◆ **OBJECTIVE**
In the listing that follows, retype every line from the first through the one containing "const yTickLabelsA = ['0.0','0.5','1.0','1.5','2.0'];". Pictures are to be left out.

____

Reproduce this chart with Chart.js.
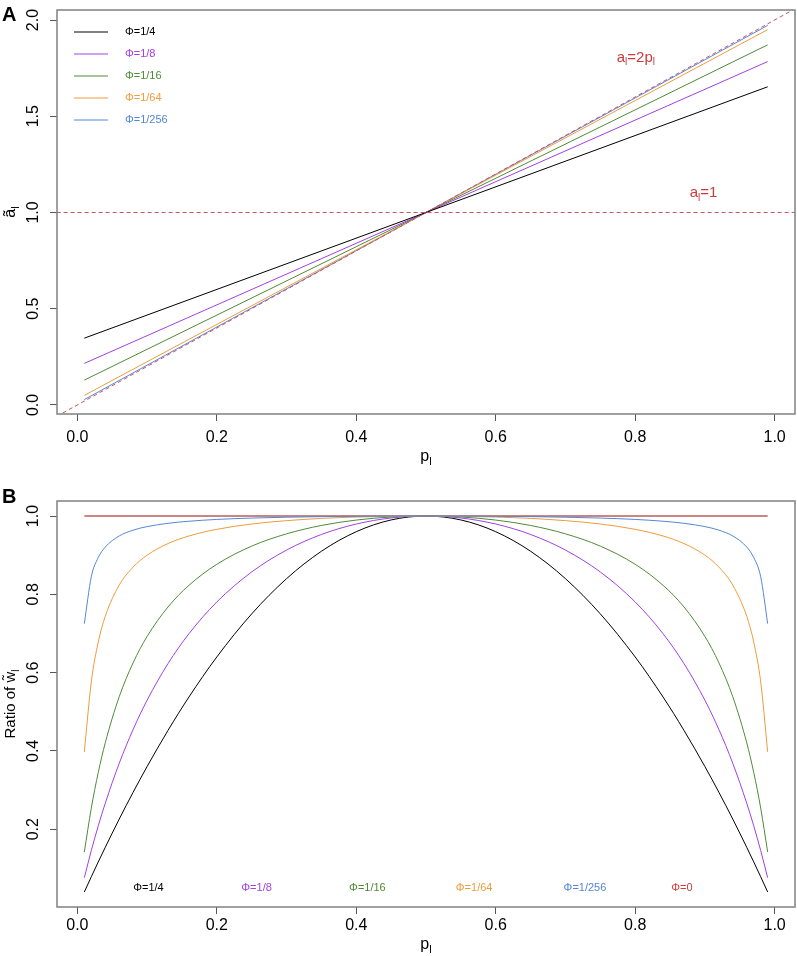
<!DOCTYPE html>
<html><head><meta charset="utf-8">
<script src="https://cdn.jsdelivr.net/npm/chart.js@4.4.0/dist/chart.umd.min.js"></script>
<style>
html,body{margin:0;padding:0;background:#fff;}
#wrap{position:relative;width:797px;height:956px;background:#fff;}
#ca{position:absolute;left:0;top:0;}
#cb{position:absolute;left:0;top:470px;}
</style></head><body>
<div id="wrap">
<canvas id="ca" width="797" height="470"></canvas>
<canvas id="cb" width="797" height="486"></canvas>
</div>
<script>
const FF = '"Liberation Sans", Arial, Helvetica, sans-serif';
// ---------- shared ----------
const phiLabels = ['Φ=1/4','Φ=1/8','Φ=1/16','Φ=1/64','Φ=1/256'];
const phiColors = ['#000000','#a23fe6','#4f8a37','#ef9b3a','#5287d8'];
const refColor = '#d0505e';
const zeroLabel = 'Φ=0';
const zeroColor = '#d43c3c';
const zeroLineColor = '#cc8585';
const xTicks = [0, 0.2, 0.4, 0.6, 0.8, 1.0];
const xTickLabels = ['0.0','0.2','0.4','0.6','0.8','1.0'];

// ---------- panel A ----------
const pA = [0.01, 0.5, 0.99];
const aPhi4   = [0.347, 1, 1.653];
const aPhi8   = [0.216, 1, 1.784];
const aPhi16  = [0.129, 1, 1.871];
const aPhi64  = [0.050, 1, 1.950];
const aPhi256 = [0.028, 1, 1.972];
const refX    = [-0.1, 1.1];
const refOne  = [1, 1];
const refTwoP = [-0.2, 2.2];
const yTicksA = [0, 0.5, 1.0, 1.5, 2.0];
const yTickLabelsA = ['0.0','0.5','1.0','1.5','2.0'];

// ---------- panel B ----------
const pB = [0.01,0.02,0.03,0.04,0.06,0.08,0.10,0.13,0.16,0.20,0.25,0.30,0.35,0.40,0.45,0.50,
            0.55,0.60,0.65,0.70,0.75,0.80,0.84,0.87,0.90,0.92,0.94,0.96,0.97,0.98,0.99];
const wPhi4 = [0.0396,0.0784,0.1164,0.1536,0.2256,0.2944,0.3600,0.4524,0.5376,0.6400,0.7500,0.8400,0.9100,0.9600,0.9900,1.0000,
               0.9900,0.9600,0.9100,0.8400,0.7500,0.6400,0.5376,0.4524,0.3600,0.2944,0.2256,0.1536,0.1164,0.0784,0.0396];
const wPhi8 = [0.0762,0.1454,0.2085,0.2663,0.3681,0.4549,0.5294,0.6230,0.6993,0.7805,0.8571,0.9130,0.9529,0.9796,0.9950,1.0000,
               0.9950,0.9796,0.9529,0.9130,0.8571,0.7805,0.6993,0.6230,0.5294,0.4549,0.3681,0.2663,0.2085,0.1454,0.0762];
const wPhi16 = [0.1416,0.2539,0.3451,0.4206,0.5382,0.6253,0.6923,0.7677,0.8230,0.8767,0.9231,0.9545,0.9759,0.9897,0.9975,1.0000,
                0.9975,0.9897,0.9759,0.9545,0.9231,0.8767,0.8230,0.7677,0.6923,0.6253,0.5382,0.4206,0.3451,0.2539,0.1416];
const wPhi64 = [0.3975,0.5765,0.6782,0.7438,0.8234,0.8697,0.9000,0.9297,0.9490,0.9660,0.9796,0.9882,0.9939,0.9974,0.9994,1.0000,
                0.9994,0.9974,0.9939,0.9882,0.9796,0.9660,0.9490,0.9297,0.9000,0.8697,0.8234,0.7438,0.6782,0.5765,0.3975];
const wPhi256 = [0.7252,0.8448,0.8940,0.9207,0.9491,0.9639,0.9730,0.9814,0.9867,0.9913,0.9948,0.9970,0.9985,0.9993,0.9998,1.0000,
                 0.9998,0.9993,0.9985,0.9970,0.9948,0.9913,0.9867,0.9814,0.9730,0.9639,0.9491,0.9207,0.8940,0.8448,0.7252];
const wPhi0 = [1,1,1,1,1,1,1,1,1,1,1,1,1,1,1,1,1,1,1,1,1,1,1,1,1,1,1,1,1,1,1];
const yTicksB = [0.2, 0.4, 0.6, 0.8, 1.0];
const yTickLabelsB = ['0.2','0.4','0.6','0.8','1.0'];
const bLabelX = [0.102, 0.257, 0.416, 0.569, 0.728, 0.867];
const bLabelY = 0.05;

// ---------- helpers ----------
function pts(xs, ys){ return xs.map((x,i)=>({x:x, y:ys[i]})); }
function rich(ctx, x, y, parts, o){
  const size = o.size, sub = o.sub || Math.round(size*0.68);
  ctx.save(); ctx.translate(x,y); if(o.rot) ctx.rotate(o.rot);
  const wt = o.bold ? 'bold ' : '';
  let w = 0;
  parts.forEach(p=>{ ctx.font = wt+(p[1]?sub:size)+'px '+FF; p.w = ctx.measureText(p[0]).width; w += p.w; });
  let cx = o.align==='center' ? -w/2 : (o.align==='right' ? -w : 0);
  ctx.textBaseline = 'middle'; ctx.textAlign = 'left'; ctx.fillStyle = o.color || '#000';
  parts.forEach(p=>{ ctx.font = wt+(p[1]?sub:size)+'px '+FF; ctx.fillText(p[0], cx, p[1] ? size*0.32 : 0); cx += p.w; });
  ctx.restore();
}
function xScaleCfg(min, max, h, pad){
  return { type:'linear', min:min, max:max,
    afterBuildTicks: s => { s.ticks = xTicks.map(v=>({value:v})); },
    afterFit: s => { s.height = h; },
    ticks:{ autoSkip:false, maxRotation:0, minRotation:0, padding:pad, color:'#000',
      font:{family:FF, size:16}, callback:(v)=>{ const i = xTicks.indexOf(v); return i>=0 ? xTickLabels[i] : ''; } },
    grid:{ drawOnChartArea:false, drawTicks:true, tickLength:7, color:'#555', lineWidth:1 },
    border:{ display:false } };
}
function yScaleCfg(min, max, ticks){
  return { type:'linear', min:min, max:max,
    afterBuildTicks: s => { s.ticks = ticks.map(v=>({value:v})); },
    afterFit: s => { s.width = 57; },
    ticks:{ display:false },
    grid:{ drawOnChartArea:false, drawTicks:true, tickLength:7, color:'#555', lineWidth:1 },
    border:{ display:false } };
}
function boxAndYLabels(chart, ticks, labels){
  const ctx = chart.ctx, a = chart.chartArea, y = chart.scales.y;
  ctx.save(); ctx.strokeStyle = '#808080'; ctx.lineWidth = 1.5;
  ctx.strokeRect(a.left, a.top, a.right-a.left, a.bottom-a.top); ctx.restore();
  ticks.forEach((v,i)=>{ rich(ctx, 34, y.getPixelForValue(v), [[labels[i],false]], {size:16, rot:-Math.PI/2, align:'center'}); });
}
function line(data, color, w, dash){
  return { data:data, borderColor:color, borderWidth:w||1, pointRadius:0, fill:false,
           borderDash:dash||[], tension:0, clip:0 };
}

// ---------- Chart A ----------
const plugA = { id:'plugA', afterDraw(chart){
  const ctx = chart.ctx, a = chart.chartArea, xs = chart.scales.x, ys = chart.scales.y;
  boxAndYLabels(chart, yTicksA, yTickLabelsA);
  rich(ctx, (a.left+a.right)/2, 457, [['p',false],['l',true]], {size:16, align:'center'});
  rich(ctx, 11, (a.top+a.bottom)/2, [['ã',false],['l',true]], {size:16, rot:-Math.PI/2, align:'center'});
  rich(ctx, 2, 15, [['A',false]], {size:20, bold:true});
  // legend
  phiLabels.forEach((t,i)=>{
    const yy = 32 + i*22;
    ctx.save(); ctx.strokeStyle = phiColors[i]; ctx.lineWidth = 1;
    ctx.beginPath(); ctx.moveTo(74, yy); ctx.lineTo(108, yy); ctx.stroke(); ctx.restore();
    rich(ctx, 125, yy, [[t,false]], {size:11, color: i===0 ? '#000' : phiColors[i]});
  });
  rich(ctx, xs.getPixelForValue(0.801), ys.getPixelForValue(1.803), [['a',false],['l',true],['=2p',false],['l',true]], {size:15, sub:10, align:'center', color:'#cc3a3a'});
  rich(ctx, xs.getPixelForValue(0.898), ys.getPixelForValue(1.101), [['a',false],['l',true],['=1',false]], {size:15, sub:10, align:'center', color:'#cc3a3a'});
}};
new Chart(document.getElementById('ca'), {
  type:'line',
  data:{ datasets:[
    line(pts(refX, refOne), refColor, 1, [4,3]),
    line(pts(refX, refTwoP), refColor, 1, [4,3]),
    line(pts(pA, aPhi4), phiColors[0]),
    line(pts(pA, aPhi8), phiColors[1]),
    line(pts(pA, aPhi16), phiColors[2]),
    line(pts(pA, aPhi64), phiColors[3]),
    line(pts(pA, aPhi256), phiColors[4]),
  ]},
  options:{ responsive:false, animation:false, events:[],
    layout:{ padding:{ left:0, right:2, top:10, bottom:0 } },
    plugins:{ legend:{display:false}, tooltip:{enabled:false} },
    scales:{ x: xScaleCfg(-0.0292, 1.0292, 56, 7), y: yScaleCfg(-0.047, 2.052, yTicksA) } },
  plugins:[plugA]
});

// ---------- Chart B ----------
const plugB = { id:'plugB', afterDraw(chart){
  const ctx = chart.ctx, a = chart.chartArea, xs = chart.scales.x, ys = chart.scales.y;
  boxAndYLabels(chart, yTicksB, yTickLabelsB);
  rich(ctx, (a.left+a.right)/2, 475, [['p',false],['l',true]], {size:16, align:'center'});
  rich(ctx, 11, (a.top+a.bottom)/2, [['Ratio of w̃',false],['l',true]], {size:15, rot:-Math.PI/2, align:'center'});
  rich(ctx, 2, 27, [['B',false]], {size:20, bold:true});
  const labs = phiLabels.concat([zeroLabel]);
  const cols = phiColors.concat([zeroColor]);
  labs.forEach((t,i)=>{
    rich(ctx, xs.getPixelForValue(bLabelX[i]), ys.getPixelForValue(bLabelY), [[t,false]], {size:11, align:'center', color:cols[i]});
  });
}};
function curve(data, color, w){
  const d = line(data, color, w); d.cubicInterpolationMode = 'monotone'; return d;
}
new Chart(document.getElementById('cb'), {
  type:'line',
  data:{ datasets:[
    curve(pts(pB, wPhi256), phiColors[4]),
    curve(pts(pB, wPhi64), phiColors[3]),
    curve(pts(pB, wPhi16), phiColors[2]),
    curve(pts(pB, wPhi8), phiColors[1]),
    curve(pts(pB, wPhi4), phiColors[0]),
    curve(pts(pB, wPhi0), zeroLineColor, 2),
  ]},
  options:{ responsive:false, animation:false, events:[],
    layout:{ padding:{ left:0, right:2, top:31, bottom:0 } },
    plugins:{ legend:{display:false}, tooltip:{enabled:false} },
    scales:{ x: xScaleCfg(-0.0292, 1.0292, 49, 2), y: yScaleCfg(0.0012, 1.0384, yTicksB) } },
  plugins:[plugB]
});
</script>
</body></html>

____

◆ **SOLUTION TO THE EXERCISE**
Reproduce this chart with Chart.js.
<!DOCTYPE html>
<html><head><meta charset="utf-8">
<script src="https://cdn.jsdelivr.net/npm/chart.js@4.4.0/dist/chart.umd.min.js"></script>
<style>
html,body{margin:0;padding:0;background:#fff;}
#wrap{position:relative;width:797px;height:956px;background:#fff;}
#ca{position:absolute;left:0;top:0;}
#cb{position:absolute;left:0;top:470px;}
</style></head><body>
<div id="wrap">
<canvas id="ca" width="797" height="470"></canvas>
<canvas id="cb" width="797" height="486"></canvas>
</div>
<script>
const FF = '"Liberation Sans", Arial, Helvetica, sans-serif';
// ---------- shared ----------
const phiLabels = ['Φ=1/4','Φ=1/8','Φ=1/16','Φ=1/64','Φ=1/256'];
const phiColors = ['#000000','#a23fe6','#4f8a37','#ef9b3a','#5287d8'];
const refColor = '#d0505e';
const zeroLabel = 'Φ=0';
const zeroColor = '#d43c3c';
const zeroLineColor = '#cc8585';
const xTicks = [0, 0.2, 0.4, 0.6, 0.8, 1.0];
const xTickLabels = ['0.0','0.2','0.4','0.6','0.8','1.0'];

// ---------- panel A ----------
const pA = [0.01, 0.5, 0.99];
const aPhi4   = [0.347, 1, 1.653];
const aPhi8   = [0.216, 1, 1.784];
const aPhi16  = [0.129, 1, 1.871];
const aPhi64  = [0.050, 1, 1.950];
const aPhi256 = [0.028, 1, 1.972];
const refX    = [-0.1, 1.1];
const refOne  = [1, 1];
const refTwoP = [-0.2, 2.2];
const yTicksA = [0, 0.5, 1.0, 1.5, 2.0];
const yTickLabelsA = ['0.0','0.5','1.0','1.5','2.0'];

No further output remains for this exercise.